→ **Task**
From the listing below, pull out every line where the string "this" appears.

→ **Entries shown**
** begin **

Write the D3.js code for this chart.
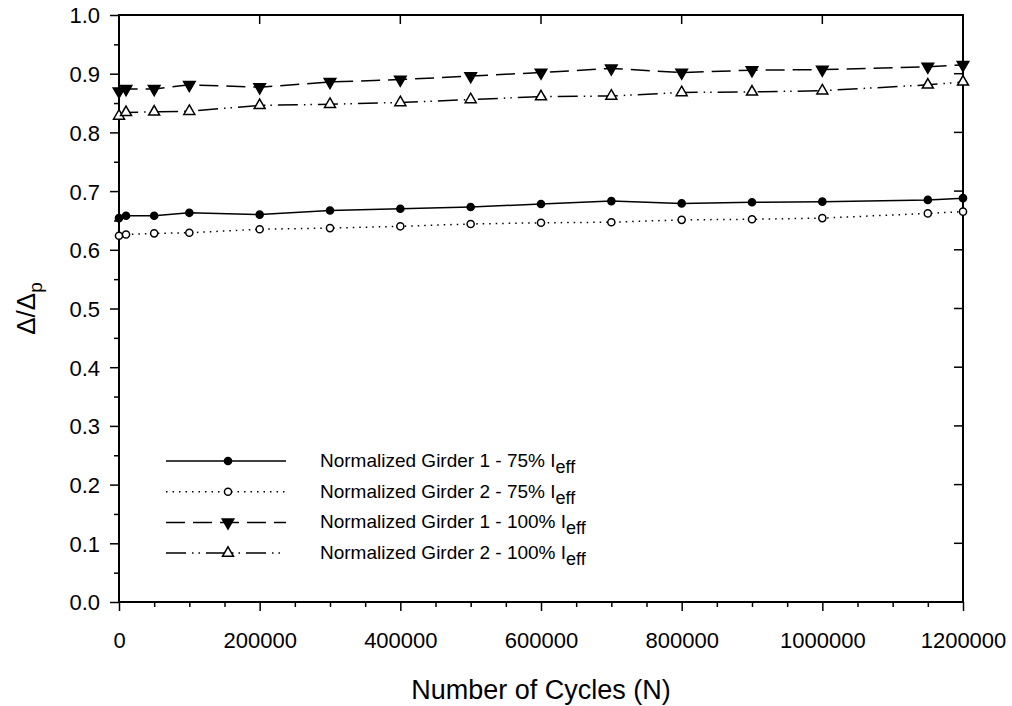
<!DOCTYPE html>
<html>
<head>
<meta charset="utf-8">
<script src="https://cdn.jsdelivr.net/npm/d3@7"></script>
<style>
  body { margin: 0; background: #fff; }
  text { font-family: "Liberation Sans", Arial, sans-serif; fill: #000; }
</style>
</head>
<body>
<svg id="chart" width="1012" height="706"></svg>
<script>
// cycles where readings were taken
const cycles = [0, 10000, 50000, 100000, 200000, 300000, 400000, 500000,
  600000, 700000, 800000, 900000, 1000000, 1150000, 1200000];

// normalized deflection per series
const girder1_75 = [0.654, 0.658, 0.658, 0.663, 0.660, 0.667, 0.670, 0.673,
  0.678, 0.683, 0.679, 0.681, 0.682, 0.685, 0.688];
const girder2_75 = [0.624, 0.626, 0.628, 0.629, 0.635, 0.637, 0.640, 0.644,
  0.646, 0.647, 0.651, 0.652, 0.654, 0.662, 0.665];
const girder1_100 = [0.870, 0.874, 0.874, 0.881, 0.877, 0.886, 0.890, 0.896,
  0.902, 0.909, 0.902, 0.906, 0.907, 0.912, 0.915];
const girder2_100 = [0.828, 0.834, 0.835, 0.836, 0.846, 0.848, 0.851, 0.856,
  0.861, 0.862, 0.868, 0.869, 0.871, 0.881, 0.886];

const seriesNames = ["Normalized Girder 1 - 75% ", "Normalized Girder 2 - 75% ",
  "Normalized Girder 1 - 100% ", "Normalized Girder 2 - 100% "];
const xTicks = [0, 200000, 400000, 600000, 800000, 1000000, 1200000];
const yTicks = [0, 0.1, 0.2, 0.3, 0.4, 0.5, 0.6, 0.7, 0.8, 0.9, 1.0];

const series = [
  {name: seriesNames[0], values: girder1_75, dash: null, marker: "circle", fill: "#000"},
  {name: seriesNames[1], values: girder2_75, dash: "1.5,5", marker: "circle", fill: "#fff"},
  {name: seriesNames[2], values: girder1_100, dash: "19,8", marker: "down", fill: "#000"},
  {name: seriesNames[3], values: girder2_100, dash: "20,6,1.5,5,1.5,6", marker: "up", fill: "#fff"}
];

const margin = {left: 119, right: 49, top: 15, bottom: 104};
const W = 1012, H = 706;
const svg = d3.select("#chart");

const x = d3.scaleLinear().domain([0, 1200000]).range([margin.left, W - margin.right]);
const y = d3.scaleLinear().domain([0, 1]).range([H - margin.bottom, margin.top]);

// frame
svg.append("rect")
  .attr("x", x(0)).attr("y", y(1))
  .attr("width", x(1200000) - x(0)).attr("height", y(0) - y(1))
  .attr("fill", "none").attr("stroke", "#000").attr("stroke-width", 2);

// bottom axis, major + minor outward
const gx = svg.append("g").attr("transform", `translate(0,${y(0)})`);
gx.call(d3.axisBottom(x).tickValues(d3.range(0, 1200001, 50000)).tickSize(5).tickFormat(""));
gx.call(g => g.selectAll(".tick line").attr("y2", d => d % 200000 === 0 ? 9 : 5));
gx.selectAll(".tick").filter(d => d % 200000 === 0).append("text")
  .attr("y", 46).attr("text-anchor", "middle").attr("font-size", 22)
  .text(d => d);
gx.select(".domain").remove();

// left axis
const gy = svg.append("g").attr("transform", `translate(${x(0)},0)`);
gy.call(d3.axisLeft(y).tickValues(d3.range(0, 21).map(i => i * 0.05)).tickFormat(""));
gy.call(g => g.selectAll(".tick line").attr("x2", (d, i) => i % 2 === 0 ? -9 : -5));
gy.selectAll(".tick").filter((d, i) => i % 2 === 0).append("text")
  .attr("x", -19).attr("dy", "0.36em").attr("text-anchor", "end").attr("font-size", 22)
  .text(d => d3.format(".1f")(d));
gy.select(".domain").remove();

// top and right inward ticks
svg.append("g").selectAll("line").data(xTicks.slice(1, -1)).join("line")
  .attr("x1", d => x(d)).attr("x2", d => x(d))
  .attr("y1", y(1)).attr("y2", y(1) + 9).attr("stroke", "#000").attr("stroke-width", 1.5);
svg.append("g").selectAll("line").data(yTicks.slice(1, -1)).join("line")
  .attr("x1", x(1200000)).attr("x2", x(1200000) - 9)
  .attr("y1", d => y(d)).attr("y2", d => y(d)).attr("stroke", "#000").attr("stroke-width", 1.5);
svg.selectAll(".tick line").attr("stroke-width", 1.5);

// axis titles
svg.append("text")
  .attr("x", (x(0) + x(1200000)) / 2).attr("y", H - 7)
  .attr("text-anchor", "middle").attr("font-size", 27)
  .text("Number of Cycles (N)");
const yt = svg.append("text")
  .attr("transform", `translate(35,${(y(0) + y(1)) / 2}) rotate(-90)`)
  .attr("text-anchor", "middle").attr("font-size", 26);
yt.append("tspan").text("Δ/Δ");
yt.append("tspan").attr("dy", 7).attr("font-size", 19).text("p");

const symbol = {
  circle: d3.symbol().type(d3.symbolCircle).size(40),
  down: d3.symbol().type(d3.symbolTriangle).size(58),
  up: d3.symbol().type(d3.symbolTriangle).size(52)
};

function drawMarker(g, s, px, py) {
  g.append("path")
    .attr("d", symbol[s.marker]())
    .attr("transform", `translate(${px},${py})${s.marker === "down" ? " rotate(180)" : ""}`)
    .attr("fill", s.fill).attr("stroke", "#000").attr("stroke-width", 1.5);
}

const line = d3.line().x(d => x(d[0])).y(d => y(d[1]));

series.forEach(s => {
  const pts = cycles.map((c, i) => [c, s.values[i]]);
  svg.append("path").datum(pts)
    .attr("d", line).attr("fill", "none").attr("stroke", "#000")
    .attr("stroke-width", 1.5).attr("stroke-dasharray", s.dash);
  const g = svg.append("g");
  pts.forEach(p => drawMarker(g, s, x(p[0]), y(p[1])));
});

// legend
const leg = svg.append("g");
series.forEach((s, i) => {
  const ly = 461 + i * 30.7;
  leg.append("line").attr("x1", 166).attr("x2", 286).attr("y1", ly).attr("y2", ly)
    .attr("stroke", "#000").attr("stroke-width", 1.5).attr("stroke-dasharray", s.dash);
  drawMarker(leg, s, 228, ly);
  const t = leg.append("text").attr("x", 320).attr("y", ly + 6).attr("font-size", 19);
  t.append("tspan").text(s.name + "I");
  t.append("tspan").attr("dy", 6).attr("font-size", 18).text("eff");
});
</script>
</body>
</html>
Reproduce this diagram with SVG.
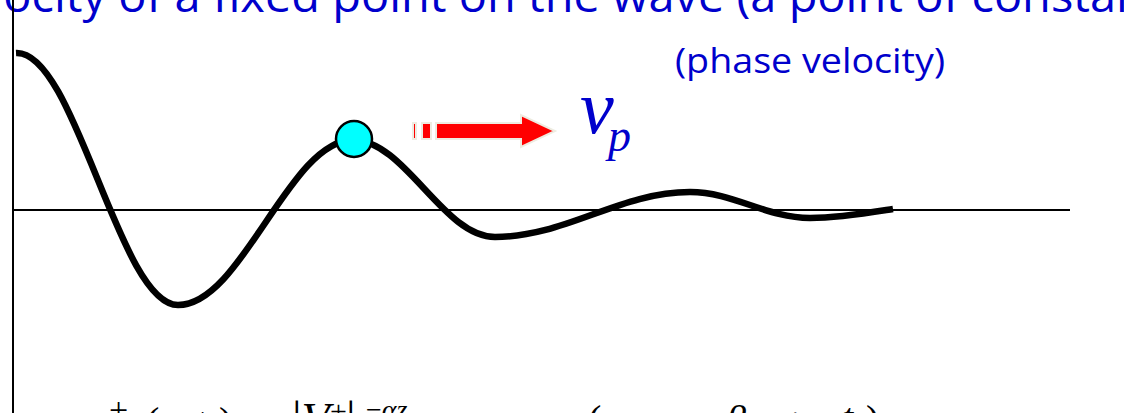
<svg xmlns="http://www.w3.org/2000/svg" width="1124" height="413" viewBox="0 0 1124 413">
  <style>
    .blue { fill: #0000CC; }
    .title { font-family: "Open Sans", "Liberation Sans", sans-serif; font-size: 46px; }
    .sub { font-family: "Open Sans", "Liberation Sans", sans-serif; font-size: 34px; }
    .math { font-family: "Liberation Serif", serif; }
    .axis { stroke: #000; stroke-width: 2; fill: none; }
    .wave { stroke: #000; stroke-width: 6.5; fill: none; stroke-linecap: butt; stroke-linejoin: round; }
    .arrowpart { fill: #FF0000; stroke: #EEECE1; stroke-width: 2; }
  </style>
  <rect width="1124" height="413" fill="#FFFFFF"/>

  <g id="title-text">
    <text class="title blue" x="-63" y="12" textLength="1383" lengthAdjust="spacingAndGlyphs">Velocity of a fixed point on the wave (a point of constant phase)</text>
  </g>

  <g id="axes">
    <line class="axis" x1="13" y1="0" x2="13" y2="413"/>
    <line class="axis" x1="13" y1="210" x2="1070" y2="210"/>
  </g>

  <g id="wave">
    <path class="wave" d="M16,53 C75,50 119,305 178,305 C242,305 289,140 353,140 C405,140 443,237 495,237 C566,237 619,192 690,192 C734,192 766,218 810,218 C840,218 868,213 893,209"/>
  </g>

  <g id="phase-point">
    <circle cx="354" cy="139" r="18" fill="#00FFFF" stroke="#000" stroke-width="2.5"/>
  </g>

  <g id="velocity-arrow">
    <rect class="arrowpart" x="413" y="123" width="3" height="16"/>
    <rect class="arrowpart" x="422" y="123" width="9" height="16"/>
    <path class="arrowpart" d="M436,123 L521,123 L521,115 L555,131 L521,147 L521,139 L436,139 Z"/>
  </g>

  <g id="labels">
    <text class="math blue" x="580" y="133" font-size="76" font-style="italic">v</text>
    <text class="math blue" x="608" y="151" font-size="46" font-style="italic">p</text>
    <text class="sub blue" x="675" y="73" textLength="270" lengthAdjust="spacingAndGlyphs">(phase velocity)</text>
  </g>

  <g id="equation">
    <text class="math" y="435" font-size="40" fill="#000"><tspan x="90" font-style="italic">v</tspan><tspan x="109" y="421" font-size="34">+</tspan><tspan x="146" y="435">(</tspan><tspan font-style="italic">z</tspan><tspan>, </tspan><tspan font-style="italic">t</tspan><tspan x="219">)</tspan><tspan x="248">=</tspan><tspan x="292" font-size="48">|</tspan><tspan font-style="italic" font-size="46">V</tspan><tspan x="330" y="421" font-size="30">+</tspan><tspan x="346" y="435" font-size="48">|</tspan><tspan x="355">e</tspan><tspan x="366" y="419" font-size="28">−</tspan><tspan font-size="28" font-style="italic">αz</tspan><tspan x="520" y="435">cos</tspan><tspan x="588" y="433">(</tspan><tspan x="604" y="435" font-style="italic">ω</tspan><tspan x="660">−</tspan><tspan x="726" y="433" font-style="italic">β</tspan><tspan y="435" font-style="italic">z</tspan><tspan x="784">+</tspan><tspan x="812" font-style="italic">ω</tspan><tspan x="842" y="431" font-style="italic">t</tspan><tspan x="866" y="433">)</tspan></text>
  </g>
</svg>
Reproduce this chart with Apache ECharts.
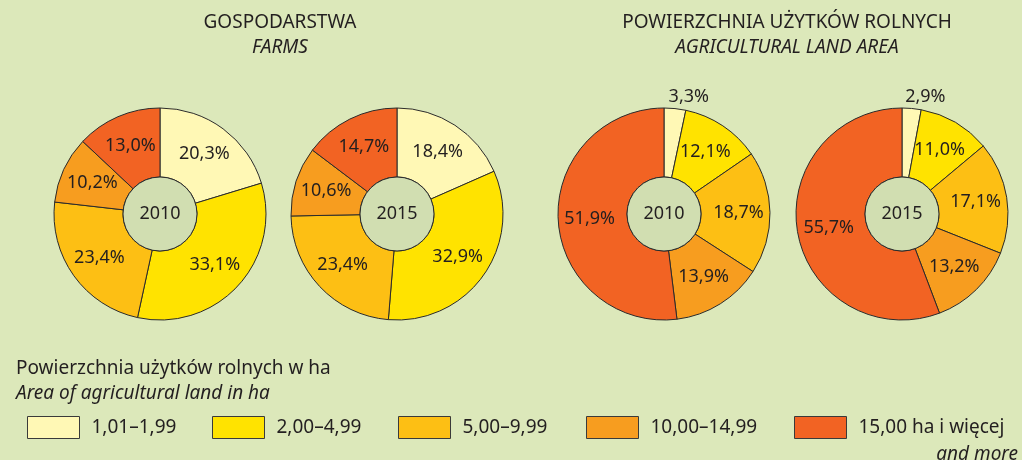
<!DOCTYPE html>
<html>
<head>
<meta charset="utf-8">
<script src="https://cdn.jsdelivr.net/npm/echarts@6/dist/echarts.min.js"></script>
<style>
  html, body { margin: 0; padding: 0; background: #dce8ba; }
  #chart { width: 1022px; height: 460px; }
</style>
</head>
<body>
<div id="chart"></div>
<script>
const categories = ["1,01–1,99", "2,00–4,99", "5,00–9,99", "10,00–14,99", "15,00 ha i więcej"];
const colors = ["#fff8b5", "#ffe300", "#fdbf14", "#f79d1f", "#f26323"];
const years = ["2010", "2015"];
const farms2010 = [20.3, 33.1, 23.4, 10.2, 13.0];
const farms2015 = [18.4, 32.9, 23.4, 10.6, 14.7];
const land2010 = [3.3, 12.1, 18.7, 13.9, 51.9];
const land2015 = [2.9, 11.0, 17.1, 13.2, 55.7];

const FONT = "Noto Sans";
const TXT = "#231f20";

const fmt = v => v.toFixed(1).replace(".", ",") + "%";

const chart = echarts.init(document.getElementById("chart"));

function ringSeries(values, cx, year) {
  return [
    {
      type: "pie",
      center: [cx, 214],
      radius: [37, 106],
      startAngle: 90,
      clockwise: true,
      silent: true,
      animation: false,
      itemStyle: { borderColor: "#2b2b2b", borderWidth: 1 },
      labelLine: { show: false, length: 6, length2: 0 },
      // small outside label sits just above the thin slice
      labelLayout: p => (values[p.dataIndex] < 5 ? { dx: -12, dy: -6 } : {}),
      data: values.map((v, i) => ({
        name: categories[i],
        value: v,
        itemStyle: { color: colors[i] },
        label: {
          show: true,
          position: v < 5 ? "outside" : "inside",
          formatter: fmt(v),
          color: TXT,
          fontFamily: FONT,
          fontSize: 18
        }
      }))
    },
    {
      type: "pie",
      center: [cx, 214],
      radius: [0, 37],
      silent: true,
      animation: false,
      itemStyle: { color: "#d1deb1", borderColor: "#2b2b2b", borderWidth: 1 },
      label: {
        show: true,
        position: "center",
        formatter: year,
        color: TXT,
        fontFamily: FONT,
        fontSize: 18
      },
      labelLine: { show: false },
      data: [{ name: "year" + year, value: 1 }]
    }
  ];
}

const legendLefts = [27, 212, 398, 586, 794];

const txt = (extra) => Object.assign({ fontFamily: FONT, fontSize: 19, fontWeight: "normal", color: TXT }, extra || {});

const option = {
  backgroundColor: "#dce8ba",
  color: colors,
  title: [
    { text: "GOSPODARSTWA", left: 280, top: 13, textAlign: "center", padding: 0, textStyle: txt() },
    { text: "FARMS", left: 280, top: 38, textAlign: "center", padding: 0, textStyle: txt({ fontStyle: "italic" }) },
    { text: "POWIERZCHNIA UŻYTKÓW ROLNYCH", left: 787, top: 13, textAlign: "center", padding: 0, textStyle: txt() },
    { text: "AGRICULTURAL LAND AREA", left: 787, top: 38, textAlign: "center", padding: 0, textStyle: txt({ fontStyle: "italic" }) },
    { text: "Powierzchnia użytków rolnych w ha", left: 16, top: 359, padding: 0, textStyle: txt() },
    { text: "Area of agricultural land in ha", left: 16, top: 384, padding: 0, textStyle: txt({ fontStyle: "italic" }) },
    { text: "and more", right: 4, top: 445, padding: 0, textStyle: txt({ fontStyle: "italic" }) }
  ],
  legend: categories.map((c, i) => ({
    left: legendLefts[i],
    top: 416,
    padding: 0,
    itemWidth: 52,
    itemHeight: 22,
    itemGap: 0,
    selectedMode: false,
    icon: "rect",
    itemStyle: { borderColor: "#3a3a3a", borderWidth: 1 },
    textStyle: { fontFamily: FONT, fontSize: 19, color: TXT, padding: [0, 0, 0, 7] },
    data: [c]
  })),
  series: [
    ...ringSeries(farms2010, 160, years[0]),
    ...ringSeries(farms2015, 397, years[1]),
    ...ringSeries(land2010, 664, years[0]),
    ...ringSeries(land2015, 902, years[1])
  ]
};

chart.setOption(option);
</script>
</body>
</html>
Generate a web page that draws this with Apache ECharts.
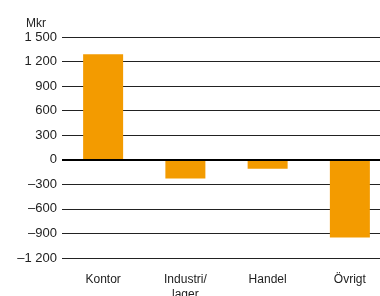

** end **

→ **Response**
Write the D3.js code for this chart.
Reproduce this diagram with SVG.
Reproduce this chart with Apache ECharts.
Generate a web page that draws this with Apache ECharts.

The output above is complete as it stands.